All the notes and readings are given to you for a reason. When you go over your material at the beginning of the semester, ensure you have all the materials. In your mind (or even on a notepad), total up the time you think you will require for reading your materials at least twice – as you write your assessments, you will then go back and refer to these core readings as you compile your notes.

  1. Time management

Five or six weeks between assessment pieces feels like a lot of time at the beginning, but remember that in full-time study you are juggling all the elements from four subjects, so time management is a must! Running to lectures, revising print articles and listening to podcasts, attending study groups and finding time for private study – is there enough time for all of this as well as maintaining your social and home life and perhaps part-time work? Did I forget to mention you might need time to eat and sleep?

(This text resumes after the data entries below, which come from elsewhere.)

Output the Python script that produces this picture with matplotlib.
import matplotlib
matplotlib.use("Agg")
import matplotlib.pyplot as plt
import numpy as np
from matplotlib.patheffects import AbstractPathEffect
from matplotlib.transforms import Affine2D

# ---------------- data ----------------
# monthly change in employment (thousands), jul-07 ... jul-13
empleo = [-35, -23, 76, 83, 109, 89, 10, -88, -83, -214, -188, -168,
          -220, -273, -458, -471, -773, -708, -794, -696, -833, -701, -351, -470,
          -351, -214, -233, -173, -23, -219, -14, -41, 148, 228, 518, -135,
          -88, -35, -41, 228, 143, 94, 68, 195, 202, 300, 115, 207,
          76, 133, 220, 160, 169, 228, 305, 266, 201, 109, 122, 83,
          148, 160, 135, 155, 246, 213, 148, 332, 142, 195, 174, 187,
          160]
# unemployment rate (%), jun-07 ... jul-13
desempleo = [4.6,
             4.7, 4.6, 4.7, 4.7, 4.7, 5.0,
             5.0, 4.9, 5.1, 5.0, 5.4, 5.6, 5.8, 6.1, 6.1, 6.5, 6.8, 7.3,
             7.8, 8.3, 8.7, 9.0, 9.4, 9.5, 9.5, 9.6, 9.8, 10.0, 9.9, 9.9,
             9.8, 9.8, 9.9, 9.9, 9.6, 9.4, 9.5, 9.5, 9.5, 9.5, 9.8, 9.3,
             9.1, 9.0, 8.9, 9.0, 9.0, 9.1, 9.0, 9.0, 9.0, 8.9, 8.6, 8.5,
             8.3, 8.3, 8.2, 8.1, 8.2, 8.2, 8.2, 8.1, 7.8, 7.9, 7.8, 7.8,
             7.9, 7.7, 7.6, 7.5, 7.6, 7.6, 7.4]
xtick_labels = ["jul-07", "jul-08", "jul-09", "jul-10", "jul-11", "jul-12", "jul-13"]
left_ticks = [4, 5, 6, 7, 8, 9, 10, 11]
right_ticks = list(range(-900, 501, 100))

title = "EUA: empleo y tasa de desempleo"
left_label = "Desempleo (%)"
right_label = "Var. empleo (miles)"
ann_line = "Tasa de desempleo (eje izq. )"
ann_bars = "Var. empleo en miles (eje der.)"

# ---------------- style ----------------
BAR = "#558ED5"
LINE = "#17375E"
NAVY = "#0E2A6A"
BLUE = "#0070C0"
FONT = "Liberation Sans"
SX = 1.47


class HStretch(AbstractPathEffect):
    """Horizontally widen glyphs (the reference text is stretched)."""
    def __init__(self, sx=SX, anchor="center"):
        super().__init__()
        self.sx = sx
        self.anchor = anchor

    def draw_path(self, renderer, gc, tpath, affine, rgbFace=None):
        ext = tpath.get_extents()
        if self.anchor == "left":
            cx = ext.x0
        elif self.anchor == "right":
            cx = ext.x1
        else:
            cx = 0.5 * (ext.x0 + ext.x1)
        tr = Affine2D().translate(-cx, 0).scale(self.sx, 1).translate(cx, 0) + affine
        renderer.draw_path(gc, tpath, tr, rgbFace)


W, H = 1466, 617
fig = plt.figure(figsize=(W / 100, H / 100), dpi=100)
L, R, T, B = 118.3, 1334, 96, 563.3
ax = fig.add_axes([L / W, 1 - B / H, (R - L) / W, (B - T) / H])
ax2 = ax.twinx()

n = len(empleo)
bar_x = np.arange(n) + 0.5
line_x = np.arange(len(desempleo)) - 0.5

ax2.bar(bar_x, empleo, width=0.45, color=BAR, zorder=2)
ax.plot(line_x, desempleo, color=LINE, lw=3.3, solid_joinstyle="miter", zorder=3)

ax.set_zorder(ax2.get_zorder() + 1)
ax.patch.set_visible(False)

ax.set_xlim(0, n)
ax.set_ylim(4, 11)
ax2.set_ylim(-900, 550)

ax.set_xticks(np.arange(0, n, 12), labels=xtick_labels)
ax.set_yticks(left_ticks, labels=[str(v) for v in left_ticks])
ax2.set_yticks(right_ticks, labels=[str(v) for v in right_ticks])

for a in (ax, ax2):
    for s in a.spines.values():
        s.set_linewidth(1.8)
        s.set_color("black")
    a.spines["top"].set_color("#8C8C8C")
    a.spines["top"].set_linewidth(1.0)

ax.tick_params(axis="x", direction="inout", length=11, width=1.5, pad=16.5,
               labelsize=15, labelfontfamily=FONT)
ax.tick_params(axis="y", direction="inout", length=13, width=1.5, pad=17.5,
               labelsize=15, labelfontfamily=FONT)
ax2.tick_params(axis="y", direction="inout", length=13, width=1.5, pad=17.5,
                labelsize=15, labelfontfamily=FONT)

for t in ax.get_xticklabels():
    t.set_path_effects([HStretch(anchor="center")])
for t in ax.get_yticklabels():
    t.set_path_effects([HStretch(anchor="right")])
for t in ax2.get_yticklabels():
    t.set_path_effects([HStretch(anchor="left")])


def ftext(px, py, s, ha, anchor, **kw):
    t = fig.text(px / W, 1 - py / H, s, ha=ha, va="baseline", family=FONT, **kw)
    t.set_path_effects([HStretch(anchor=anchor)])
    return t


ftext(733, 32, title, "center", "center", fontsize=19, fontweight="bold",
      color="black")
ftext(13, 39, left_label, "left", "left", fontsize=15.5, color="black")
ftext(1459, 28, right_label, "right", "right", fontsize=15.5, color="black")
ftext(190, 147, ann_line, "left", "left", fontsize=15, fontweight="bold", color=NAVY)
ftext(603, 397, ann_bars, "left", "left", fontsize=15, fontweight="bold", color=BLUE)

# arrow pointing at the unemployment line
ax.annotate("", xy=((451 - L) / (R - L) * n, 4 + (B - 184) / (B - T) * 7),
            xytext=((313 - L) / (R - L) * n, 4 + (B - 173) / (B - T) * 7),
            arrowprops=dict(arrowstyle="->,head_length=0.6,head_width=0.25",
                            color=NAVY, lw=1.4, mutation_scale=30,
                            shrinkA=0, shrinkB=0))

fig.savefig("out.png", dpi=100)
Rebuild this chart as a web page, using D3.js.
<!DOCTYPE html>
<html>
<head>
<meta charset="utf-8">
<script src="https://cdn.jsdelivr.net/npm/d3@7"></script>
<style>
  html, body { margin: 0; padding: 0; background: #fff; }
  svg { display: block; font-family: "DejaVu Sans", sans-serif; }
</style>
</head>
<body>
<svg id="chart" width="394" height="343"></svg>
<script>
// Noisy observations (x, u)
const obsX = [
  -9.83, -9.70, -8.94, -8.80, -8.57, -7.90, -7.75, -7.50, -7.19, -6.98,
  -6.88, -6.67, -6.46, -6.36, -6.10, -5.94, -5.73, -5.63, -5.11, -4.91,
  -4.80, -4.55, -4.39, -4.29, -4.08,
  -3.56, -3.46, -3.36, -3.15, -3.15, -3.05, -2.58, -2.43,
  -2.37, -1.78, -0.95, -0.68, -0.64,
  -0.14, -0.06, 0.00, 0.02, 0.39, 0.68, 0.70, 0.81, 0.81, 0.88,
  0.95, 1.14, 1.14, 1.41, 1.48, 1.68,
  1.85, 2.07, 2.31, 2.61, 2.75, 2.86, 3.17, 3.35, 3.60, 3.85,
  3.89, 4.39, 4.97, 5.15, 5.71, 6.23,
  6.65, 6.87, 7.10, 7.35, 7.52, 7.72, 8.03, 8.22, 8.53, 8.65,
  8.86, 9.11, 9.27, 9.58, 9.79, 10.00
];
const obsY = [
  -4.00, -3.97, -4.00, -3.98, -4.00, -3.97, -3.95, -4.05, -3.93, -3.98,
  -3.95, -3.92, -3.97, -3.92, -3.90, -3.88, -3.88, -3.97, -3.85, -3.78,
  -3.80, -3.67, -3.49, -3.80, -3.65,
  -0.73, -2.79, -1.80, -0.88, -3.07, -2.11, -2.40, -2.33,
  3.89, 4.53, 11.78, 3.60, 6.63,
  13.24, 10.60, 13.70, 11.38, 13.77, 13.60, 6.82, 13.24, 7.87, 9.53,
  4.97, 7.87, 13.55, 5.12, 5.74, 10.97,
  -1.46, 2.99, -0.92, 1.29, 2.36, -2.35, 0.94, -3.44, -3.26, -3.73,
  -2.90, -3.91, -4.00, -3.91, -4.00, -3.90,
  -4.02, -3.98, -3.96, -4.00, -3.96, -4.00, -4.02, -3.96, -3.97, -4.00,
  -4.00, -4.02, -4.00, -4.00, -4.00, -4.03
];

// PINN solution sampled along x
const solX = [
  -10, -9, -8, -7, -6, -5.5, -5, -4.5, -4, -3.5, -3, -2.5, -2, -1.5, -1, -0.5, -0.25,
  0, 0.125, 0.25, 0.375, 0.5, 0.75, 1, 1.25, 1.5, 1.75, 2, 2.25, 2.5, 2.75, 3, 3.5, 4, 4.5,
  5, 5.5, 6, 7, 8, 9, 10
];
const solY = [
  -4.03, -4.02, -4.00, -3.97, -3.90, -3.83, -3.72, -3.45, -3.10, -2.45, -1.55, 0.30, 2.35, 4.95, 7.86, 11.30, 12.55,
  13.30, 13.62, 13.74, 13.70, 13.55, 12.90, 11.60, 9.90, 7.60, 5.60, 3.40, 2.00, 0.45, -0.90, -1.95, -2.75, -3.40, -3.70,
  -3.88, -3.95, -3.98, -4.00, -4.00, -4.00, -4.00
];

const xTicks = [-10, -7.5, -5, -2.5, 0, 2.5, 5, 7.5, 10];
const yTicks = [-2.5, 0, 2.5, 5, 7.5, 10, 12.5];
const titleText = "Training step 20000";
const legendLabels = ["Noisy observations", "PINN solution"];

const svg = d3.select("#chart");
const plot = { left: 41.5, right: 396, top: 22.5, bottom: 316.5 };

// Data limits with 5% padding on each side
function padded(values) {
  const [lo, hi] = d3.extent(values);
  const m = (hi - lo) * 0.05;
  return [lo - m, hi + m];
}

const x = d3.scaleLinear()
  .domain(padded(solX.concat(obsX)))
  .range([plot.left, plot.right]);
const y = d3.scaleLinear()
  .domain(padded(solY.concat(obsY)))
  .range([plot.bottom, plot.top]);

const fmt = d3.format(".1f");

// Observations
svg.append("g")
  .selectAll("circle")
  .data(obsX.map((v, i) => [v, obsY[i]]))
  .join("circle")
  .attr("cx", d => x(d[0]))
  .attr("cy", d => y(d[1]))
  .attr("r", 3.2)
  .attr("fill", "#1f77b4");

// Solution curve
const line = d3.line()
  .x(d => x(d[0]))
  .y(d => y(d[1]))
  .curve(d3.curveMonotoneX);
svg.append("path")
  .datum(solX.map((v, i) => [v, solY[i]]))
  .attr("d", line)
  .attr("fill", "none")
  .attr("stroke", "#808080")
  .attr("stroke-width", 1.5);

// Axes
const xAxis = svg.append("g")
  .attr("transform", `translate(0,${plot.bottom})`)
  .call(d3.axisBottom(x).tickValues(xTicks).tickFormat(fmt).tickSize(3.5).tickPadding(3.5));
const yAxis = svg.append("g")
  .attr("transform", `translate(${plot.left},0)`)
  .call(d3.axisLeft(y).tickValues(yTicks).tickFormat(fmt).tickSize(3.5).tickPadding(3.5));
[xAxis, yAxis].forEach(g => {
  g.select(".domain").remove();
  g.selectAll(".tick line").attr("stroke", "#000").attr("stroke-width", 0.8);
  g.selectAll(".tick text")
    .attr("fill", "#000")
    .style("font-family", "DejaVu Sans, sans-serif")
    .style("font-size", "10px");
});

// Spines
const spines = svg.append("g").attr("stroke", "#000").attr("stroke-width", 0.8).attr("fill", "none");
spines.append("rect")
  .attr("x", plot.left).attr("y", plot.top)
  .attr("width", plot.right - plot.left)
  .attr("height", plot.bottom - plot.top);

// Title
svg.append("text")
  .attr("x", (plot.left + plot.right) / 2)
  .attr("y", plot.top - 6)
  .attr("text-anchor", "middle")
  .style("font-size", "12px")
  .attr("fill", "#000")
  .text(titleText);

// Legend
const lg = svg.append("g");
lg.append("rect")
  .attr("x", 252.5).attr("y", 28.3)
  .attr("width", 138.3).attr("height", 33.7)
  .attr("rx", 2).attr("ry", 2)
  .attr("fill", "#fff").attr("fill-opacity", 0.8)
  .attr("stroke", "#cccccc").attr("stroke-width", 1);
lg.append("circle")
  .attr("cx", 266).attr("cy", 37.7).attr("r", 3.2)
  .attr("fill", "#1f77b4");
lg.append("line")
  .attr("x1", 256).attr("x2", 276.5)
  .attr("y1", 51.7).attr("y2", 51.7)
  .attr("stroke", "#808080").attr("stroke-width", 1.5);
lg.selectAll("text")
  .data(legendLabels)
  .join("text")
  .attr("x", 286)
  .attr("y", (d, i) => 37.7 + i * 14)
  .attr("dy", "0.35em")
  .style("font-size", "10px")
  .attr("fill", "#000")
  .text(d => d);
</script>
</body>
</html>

All of this sounds overwhelming, yet it would take only a little management at the beginning of your course to set up a timetable that will take you through the whole semester.

  1. Research

As well as reading the course materials, you will also be researching your own information from various sources. This also takes time, and you need to organise your timetable so that you ‘finish’ the assessment at least a couple of days before the due date. This will ensure that you have time to reread and revise your work and its elements, thereby giving you time to include those extra pieces of information you almost forgot, or expand an idea or perspective that strikes you as insightful on rereading the piece as a whole. This extra work may entail a revisit to your research.

This extra work is essential if you want your assessment task to shine as a comprehensive, polished piece of writing. Without it, you can probably pass, but this additional polish can earn extra marks and set a higher personal standard.

  1. Before you hit send…

The last read-through you will do before submitting your assessment piece will be for a proofread. This is essential! Some tutors see spelling, grammar and punctuation errors as minor infractions whilst others will zealously take off a mark or two to teach you to be more careful with your language.

Spelling is easily corrected – invest in a Concise Macquarie Dictionary Ed. 6 (for my Australian readers). It does not take long to look up the correct spelling of a tricky word, and then you will spell it correctly forever (hopefully)!

Grammar and punctuation are somewhat symbiotic; the one affects the other. The simplest way to check is to read your assessment out loud – imagine that someone in authority (teacher, journalist, etc.) is reading it – you will hear the awkwardness in incorrect phrasing.

Most of these errors are highlighted in MS-Word or Adobe Acrobat, so they are sometimes easily identified and corrected.

In Closing…

These are only a few issues that can help you in a general way; I will be expanding on these (and others) in future posts.